• [Exercise aim]: Using the records below, copy exactly the part that opens with the line holding "Output the component" and closes with the line holding "const albergoTickLabels = [3, 3.2, 3.4, 3.6, 3.8, 4];", minus the pictures.

• [Provided data]:
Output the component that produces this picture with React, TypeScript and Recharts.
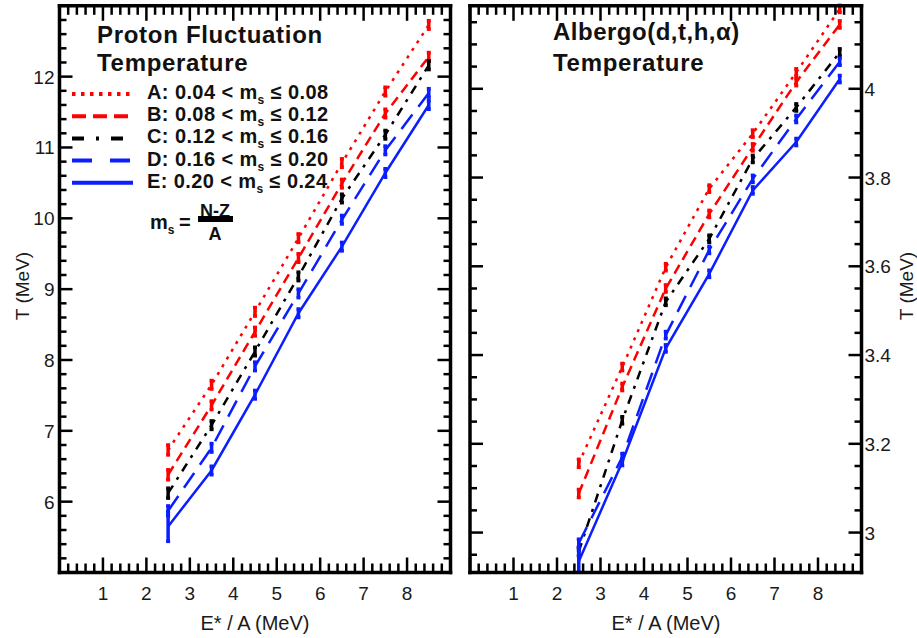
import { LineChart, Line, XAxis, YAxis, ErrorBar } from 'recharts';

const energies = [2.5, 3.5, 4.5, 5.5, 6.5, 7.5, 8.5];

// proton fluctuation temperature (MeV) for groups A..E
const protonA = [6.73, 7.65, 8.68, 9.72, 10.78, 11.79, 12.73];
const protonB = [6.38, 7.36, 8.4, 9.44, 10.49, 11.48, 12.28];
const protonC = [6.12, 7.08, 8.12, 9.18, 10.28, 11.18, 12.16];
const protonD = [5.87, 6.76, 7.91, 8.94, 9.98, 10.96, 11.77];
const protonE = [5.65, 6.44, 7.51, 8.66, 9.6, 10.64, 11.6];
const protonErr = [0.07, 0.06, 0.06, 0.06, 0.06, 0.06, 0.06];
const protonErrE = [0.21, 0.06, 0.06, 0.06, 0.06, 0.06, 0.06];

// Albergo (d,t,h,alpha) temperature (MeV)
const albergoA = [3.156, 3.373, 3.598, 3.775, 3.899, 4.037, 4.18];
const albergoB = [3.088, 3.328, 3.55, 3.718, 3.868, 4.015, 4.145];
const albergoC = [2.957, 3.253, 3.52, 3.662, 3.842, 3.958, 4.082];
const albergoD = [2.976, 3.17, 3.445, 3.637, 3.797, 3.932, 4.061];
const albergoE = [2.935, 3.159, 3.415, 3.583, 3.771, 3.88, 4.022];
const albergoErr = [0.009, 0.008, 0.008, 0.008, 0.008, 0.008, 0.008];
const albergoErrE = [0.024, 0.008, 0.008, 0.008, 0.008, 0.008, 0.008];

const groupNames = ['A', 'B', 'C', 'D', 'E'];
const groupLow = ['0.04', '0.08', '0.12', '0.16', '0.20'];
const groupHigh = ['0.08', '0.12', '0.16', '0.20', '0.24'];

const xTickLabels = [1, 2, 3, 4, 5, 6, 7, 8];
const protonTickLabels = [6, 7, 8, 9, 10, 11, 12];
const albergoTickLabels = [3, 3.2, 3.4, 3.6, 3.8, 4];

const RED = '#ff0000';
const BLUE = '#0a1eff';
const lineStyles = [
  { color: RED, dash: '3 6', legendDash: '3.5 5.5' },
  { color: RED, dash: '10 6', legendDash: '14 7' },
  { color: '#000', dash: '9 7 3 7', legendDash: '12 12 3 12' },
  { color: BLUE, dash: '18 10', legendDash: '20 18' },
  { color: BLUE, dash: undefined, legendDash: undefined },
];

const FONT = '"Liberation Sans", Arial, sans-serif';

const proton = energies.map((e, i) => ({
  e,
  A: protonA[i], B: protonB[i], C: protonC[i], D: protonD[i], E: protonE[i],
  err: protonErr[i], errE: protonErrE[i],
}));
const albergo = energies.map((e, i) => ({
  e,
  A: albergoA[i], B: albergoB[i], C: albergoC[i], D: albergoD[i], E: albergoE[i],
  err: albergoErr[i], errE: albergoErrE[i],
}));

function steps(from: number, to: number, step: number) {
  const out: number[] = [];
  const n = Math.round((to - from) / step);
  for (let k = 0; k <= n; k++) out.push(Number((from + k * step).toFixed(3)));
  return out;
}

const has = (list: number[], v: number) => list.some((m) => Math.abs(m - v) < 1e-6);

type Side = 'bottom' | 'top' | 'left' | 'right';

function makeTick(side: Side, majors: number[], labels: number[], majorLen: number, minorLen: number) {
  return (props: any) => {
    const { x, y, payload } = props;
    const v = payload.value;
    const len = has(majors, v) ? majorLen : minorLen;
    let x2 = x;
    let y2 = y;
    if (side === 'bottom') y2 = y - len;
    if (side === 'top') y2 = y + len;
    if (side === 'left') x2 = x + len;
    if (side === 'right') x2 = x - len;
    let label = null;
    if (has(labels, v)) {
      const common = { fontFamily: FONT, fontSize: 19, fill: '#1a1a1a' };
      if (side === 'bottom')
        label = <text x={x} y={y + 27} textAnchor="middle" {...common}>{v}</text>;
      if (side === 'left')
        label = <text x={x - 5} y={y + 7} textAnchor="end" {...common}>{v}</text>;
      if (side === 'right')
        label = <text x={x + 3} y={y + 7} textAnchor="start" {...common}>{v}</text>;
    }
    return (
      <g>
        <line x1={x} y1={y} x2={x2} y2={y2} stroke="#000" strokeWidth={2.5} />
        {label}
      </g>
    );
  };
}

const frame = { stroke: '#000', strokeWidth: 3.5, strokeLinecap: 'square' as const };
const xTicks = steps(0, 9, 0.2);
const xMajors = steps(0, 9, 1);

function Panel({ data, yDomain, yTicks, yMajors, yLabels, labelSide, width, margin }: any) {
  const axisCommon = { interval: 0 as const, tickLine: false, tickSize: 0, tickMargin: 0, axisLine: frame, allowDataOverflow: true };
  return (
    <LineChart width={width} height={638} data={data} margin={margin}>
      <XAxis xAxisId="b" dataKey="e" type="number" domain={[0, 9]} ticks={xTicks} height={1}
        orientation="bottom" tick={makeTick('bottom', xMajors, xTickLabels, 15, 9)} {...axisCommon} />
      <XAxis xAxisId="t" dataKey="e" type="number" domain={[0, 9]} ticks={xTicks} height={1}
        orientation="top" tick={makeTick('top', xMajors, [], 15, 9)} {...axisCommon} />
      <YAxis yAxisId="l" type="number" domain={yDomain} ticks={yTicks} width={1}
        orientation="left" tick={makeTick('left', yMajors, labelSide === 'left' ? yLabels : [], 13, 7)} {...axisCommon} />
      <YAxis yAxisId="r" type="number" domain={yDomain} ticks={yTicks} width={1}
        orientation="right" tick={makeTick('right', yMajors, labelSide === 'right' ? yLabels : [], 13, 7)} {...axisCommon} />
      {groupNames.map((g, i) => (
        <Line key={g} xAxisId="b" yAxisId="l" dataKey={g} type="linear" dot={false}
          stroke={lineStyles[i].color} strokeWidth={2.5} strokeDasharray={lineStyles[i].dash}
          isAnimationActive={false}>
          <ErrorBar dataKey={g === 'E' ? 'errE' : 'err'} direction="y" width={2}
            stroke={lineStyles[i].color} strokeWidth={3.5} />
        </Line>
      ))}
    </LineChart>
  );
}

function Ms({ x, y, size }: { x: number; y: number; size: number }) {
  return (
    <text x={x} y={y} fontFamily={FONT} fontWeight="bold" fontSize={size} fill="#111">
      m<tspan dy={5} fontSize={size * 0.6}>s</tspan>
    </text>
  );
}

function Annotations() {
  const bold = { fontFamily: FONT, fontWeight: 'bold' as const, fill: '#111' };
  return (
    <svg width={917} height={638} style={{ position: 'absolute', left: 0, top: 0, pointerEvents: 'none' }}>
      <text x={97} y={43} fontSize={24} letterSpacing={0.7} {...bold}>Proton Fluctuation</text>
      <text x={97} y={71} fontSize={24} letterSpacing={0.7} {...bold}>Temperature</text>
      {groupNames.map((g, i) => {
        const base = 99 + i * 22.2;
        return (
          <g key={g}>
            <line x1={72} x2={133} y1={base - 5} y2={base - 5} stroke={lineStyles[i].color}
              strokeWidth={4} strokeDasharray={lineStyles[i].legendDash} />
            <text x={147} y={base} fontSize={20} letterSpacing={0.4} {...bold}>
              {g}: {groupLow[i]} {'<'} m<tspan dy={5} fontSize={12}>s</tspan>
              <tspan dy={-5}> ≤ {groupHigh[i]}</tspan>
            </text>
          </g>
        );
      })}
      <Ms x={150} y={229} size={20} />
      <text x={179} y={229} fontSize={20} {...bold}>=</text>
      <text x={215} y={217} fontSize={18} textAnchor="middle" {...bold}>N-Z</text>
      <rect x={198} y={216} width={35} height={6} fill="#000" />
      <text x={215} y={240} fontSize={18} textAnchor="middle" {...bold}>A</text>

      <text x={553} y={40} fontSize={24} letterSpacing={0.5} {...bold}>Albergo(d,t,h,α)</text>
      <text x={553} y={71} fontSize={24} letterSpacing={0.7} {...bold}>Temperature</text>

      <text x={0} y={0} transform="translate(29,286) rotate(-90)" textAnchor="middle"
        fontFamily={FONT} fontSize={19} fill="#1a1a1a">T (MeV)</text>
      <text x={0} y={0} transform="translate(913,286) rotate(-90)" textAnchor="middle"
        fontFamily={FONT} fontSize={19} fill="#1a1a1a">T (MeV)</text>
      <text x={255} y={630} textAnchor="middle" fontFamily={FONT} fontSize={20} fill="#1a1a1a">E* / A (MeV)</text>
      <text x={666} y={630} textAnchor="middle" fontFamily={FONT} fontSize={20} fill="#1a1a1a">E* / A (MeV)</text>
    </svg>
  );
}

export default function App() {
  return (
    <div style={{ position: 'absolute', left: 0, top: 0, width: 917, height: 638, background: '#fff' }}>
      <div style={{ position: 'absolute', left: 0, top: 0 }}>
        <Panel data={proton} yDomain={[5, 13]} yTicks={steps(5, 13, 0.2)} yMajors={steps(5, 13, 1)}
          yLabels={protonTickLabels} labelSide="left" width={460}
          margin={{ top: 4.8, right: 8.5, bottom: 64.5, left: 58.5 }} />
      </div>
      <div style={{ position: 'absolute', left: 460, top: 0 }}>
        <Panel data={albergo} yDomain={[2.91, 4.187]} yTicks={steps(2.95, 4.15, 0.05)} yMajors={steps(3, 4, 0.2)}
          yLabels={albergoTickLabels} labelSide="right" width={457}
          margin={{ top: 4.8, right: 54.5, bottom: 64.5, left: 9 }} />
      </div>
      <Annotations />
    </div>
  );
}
==
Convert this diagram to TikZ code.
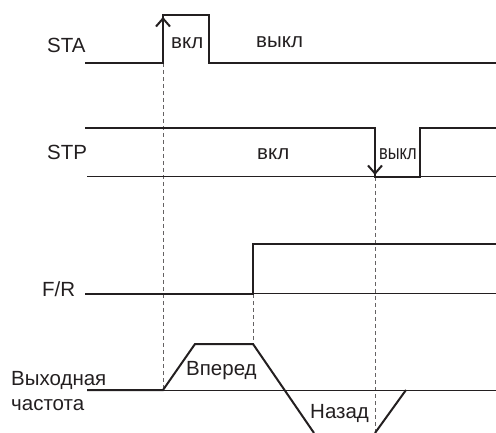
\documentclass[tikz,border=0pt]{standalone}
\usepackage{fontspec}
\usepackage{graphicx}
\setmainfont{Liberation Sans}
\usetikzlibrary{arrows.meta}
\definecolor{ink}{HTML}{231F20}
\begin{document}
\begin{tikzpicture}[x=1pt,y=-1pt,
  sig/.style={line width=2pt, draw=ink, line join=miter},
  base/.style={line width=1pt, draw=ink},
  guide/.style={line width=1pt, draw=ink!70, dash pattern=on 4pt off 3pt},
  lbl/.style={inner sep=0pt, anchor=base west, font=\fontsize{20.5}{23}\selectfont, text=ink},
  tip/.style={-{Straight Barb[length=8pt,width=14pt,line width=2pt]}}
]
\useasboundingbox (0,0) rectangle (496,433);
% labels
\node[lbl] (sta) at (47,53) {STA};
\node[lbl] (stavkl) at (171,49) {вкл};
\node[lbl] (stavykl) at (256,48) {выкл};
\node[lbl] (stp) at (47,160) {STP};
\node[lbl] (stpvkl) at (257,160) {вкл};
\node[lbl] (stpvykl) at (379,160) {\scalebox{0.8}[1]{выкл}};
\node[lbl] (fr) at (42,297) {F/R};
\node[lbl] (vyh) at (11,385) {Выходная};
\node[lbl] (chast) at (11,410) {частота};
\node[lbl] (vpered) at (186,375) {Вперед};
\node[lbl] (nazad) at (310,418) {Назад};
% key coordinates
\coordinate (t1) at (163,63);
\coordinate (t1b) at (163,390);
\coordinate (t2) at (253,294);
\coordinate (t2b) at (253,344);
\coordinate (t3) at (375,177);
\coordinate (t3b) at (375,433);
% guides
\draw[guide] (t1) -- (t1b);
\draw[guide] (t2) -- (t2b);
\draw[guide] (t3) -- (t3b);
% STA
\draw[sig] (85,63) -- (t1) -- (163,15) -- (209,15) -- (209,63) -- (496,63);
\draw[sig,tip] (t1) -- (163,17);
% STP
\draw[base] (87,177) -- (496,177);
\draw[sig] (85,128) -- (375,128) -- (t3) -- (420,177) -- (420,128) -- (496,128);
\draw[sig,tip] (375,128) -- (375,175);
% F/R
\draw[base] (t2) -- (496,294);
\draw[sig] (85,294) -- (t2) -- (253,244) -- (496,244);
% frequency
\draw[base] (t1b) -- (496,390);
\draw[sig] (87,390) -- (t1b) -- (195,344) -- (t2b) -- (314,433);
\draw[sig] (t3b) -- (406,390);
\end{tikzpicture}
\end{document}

• [Complete answer]:
Output the component that produces this picture with React, TypeScript and Recharts.
import { LineChart, Line, XAxis, YAxis, ErrorBar } from 'recharts';

const energies = [2.5, 3.5, 4.5, 5.5, 6.5, 7.5, 8.5];

// proton fluctuation temperature (MeV) for groups A..E
const protonA = [6.73, 7.65, 8.68, 9.72, 10.78, 11.79, 12.73];
const protonB = [6.38, 7.36, 8.4, 9.44, 10.49, 11.48, 12.28];
const protonC = [6.12, 7.08, 8.12, 9.18, 10.28, 11.18, 12.16];
const protonD = [5.87, 6.76, 7.91, 8.94, 9.98, 10.96, 11.77];
const protonE = [5.65, 6.44, 7.51, 8.66, 9.6, 10.64, 11.6];
const protonErr = [0.07, 0.06, 0.06, 0.06, 0.06, 0.06, 0.06];
const protonErrE = [0.21, 0.06, 0.06, 0.06, 0.06, 0.06, 0.06];

// Albergo (d,t,h,alpha) temperature (MeV)
const albergoA = [3.156, 3.373, 3.598, 3.775, 3.899, 4.037, 4.18];
const albergoB = [3.088, 3.328, 3.55, 3.718, 3.868, 4.015, 4.145];
const albergoC = [2.957, 3.253, 3.52, 3.662, 3.842, 3.958, 4.082];
const albergoD = [2.976, 3.17, 3.445, 3.637, 3.797, 3.932, 4.061];
const albergoE = [2.935, 3.159, 3.415, 3.583, 3.771, 3.88, 4.022];
const albergoErr = [0.009, 0.008, 0.008, 0.008, 0.008, 0.008, 0.008];
const albergoErrE = [0.024, 0.008, 0.008, 0.008, 0.008, 0.008, 0.008];

const groupNames = ['A', 'B', 'C', 'D', 'E'];
const groupLow = ['0.04', '0.08', '0.12', '0.16', '0.20'];
const groupHigh = ['0.08', '0.12', '0.16', '0.20', '0.24'];

const xTickLabels = [1, 2, 3, 4, 5, 6, 7, 8];
const protonTickLabels = [6, 7, 8, 9, 10, 11, 12];
const albergoTickLabels = [3, 3.2, 3.4, 3.6, 3.8, 4];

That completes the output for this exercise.